» Work to complete: Reproduce the data below in full and exclude every picture.

» Given material:
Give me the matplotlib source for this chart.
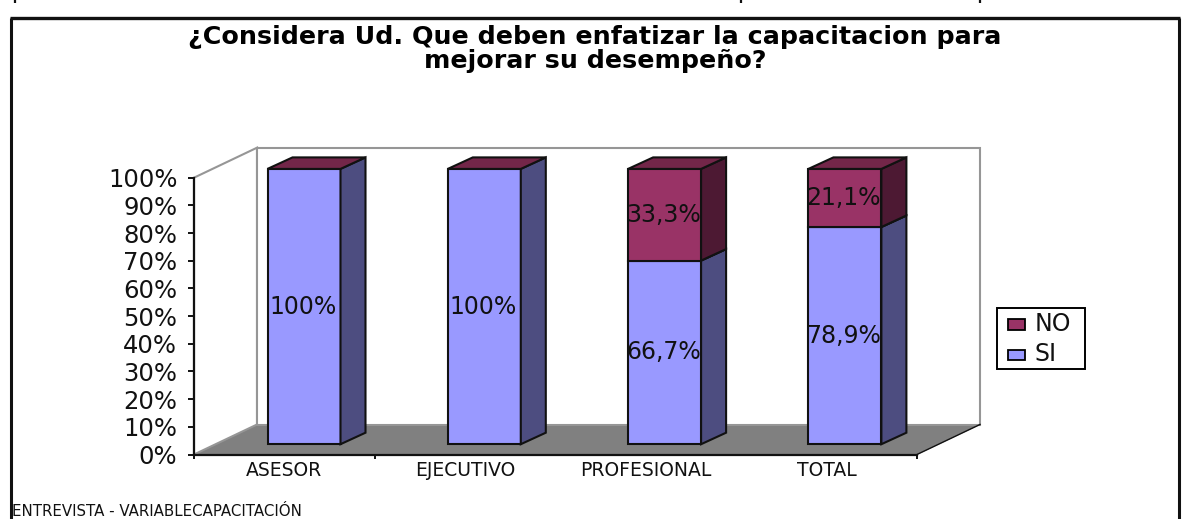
import matplotlib
matplotlib.use("Agg")
import matplotlib.pyplot as plt
from matplotlib.patches import Polygon, Rectangle

plt.rcParams["font.family"] = ["DejaVu Sans"]

categories = ["ASESOR", "EJECUTIVO", "PROFESIONAL", "TOTAL"]
si_values = [100.0, 100.0, 66.7, 78.9]
no_values = [0.0, 0.0, 33.3, 21.1]
si_labels = ["100%", "100%", "66,7%", "78,9%"]
no_labels = ["", "", "33,3%", "21,1%"]
y_ticks = list(range(0, 101, 10))
title_lines = "¿Considera Ud. Que deben enfatizar la capacitacion para\nmejorar su desempeño?"
footer = "ENTREVISTA - VARIABLECAPACITACIÓN"

W, H = 1182, 519
fig = plt.figure(figsize=(W / 100, H / 100), dpi=100, facecolor="white")


def rect(x0, y0, x1, y1):
    return [x0 / W, 1 - y1 / H, (x1 - x0) / W, (y1 - y0) / H]


# page layer, pixel coordinates
bg = fig.add_axes([0, 0, 1, 1], zorder=0)
bg.set_xlim(0, W)
bg.set_ylim(H, 0)
bg.axis("off")
bg.plot([11, 11], [18, 519], color="#111111", lw=2.2, solid_capstyle="butt")
bg.plot([1179, 1179], [18, 519], color="#111111", lw=2.2, solid_capstyle="butt")
bg.plot([10, 1180], [18, 18], color="#111111", lw=2.4, solid_capstyle="butt")
for xm in (15, 741, 980):
    bg.plot([xm, xm], [0, 3], color="#111111", lw=1.6, solid_capstyle="butt")
bg.text(595, 49, title_lines, ha="center", va="center", fontsize=18.3,
        fontweight="bold", linespacing=0.98, color="black")
bg.text(12, 511, footer, ha="left", va="center", fontsize=10.8, color="#111111")

# legend
bg.add_patch(Rectangle((997, 307.7), 88, 61, fc="white", ec="black", lw=1.4))
bg.add_patch(Rectangle((1008, 319), 17, 10.5, fc="#993366", ec="black", lw=1.3))
bg.add_patch(Rectangle((1008, 349.5), 17, 10.5, fc="#9999FF", ec="black", lw=1.3))
bg.text(1035, 324, "NO", va="center", fontsize=17, color="#111111")
bg.text(1035, 354, "SI", va="center", fontsize=17, color="#111111")

# chart axes: front plane of the 3-D box
ax = fig.add_axes(rect(194, 177.7, 917, 454.5), zorder=1)
ax.set_xlim(0, 4)
ax.set_ylim(0, 100)
ax.patch.set_alpha(0)
for s in ("top", "right"):
    ax.spines[s].set_visible(False)
for s in ("left", "bottom"):
    ax.spines[s].set_linewidth(1.6)
    ax.spines[s].set_color("#111111")
ax.set_yticks(y_ticks)
ax.set_yticklabels([f"{v}%" for v in y_ticks], fontsize=17.5, color="#111111")
ax.set_xticks([0, 1, 4], minor=True)
ax.set_xticks([i + 0.5 for i in range(4)])
ax.set_xticklabels(categories, fontsize=13.5, color="#111111")
ax.tick_params(axis="x", which="major", length=0, pad=5)
ax.tick_params(axis="x", which="minor", length=3, width=1.4, color="#111111")
ax.tick_params(axis="y", length=4, width=1.4, color="#111111", pad=8)

px_x = 4 / 723
px_y = 100 / 276.8
DX = 63 * px_x       # depth offset of the box
DY = 30 * px_y
dx = 25 * px_x       # depth offset of a bar
dy = 11.5 * px_y
half = 36.5 * px_x
slot = 180.3 * px_x  # bar spacing
shift = 110 * px_x   # centre of the first bar
lift = 10.3 * px_y
scale = 275.3 / 276.8


def poly(pts, fc, ec="#111111", lw=1.5, z=3):
    ax.add_patch(Polygon(pts, closed=True, fc=fc, ec=ec, lw=lw, zorder=z,
                         clip_on=False, joinstyle="miter"))


# floor and back wall
poly([(0, 0), (DX, DY), (4 + DX, DY), (4, 0)], "#808080", ec="#808080", lw=0.5, z=1)
poly([(0, 0), (DX, DY), (DX, 100 + DY), (0, 100)], "white", ec="#969696", lw=1.5, z=1)
poly([(DX, DY), (DX, 100 + DY), (4 + DX, 100 + DY), (4 + DX, DY)], "white", ec="#969696", lw=1.5, z=1)
ax.plot([4, 4 + DX], [0, DY], color="#111111", lw=1, clip_on=False, zorder=1.5)


def block(xc, b0, b1, front, side, top):
    y0 = lift + b0 * scale
    y1 = lift + b1 * scale
    x0, x1 = xc - half, xc + half
    poly([(x0, y0), (x1, y0), (x1, y1), (x0, y1)], front)
    poly([(x1, y0), (x1 + dx, y0 + dy), (x1 + dx, y1 + dy), (x1, y1)], side)
    poly([(x0, y1), (x1, y1), (x1 + dx, y1 + dy), (x0 + dx, y1 + dy)], top)


for i, cat in enumerate(categories):
    xc = shift + i * slot
    s, n = si_values[i], no_values[i]
    block(xc, 0, s, "#9999FF", "#4D4D80", "#732649")
    if n > 0:
        block(xc, s, s + n, "#993366", "#4D1933", "#732649")
    ax.text(xc - 1 * px_x, lift + 0.5 * s * scale, si_labels[i], ha="center", va="center",
            fontsize=17, color="#111111", zorder=5)
    if n > 0:
        ax.text(xc - 1 * px_x, lift + (s + n / 2) * scale, no_labels[i], ha="center", va="center",
                fontsize=17, color="#111111", zorder=5)

fig.savefig("out.png", dpi=100)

» Right answer:
Give me the matplotlib source for this chart.
import matplotlib
matplotlib.use("Agg")
import matplotlib.pyplot as plt
from matplotlib.patches import Polygon, Rectangle

plt.rcParams["font.family"] = ["DejaVu Sans"]

categories = ["ASESOR", "EJECUTIVO", "PROFESIONAL", "TOTAL"]
si_values = [100.0, 100.0, 66.7, 78.9]
no_values = [0.0, 0.0, 33.3, 21.1]
si_labels = ["100%", "100%", "66,7%", "78,9%"]
no_labels = ["", "", "33,3%", "21,1%"]
y_ticks = list(range(0, 101, 10))
title_lines = "¿Considera Ud. Que deben enfatizar la capacitacion para\nmejorar su desempeño?"
footer = "ENTREVISTA - VARIABLECAPACITACIÓN"

W, H = 1182, 519
fig = plt.figure(figsize=(W / 100, H / 100), dpi=100, facecolor="white")


def rect(x0, y0, x1, y1):
    return [x0 / W, 1 - y1 / H, (x1 - x0) / W, (y1 - y0) / H]


# page layer, pixel coordinates
bg = fig.add_axes([0, 0, 1, 1], zorder=0)
bg.set_xlim(0, W)
bg.set_ylim(H, 0)
bg.axis("off")
bg.plot([11, 11], [18, 519], color="#111111", lw=2.2, solid_capstyle="butt")
bg.plot([1179, 1179], [18, 519], color="#111111", lw=2.2, solid_capstyle="butt")
bg.plot([10, 1180], [18, 18], color="#111111", lw=2.4, solid_capstyle="butt")
for xm in (15, 741, 980):
    bg.plot([xm, xm], [0, 3], color="#111111", lw=1.6, solid_capstyle="butt")
bg.text(595, 49, title_lines, ha="center", va="center", fontsize=18.3,
        fontweight="bold", linespacing=0.98, color="black")
bg.text(12, 511, footer, ha="left", va="center", fontsize=10.8, color="#111111")

# legend
bg.add_patch(Rectangle((997, 307.7), 88, 61, fc="white", ec="black", lw=1.4))
bg.add_patch(Rectangle((1008, 319), 17, 10.5, fc="#993366", ec="black", lw=1.3))
bg.add_patch(Rectangle((1008, 349.5), 17, 10.5, fc="#9999FF", ec="black", lw=1.3))
bg.text(1035, 324, "NO", va="center", fontsize=17, color="#111111")
bg.text(1035, 354, "SI", va="center", fontsize=17, color="#111111")

# chart axes: front plane of the 3-D box
ax = fig.add_axes(rect(194, 177.7, 917, 454.5), zorder=1)
ax.set_xlim(0, 4)
ax.set_ylim(0, 100)
ax.patch.set_alpha(0)
for s in ("top", "right"):
    ax.spines[s].set_visible(False)
for s in ("left", "bottom"):
    ax.spines[s].set_linewidth(1.6)
    ax.spines[s].set_color("#111111")
ax.set_yticks(y_ticks)
ax.set_yticklabels([f"{v}%" for v in y_ticks], fontsize=17.5, color="#111111")
ax.set_xticks([0, 1, 4], minor=True)
ax.set_xticks([i + 0.5 for i in range(4)])
ax.set_xticklabels(categories, fontsize=13.5, color="#111111")
ax.tick_params(axis="x", which="major", length=0, pad=5)
ax.tick_params(axis="x", which="minor", length=3, width=1.4, color="#111111")
ax.tick_params(axis="y", length=4, width=1.4, color="#111111", pad=8)

px_x = 4 / 723
px_y = 100 / 276.8
DX = 63 * px_x       # depth offset of the box
DY = 30 * px_y
dx = 25 * px_x       # depth offset of a bar
dy = 11.5 * px_y
half = 36.5 * px_x
slot = 180.3 * px_x  # bar spacing
shift = 110 * px_x   # centre of the first bar
lift = 10.3 * px_y
scale = 275.3 / 276.8


def poly(pts, fc, ec="#111111", lw=1.5, z=3):
    ax.add_patch(Polygon(pts, closed=True, fc=fc, ec=ec, lw=lw, zorder=z,
                         clip_on=False, joinstyle="miter"))


# floor and back wall
poly([(0, 0), (DX, DY), (4 + DX, DY), (4, 0)], "#808080", ec="#808080", lw=0.5, z=1)
poly([(0, 0), (DX, DY), (DX, 100 + DY), (0, 100)], "white", ec="#969696", lw=1.5, z=1)
poly([(DX, DY), (DX, 100 + DY), (4 + DX, 100 + DY), (4 + DX, DY)], "white", ec="#969696", lw=1.5, z=1)
ax.plot([4, 4 + DX], [0, DY], color="#111111", lw=1, clip_on=False, zorder=1.5)


def block(xc, b0, b1, front, side, top):
    y0 = lift + b0 * scale
    y1 = lift + b1 * scale
    x0, x1 = xc - half, xc + half
    poly([(x0, y0), (x1, y0), (x1, y1), (x0, y1)], front)
    poly([(x1, y0), (x1 + dx, y0 + dy), (x1 + dx, y1 + dy), (x1, y1)], side)
    poly([(x0, y1), (x1, y1), (x1 + dx, y1 + dy), (x0 + dx, y1 + dy)], top)


for i, cat in enumerate(categories):
    xc = shift + i * slot
    s, n = si_values[i], no_values[i]
    block(xc, 0, s, "#9999FF", "#4D4D80", "#732649")
    if n > 0:
        block(xc, s, s + n, "#993366", "#4D1933", "#732649")
    ax.text(xc - 1 * px_x, lift + 0.5 * s * scale, si_labels[i], ha="center", va="center",
            fontsize=17, color="#111111", zorder=5)
    if n > 0:
        ax.text(xc - 1 * px_x, lift + (s + n / 2) * scale, no_labels[i], ha="center", va="center",
                fontsize=17, color="#111111", zorder=5)

fig.savefig("out.png", dpi=100)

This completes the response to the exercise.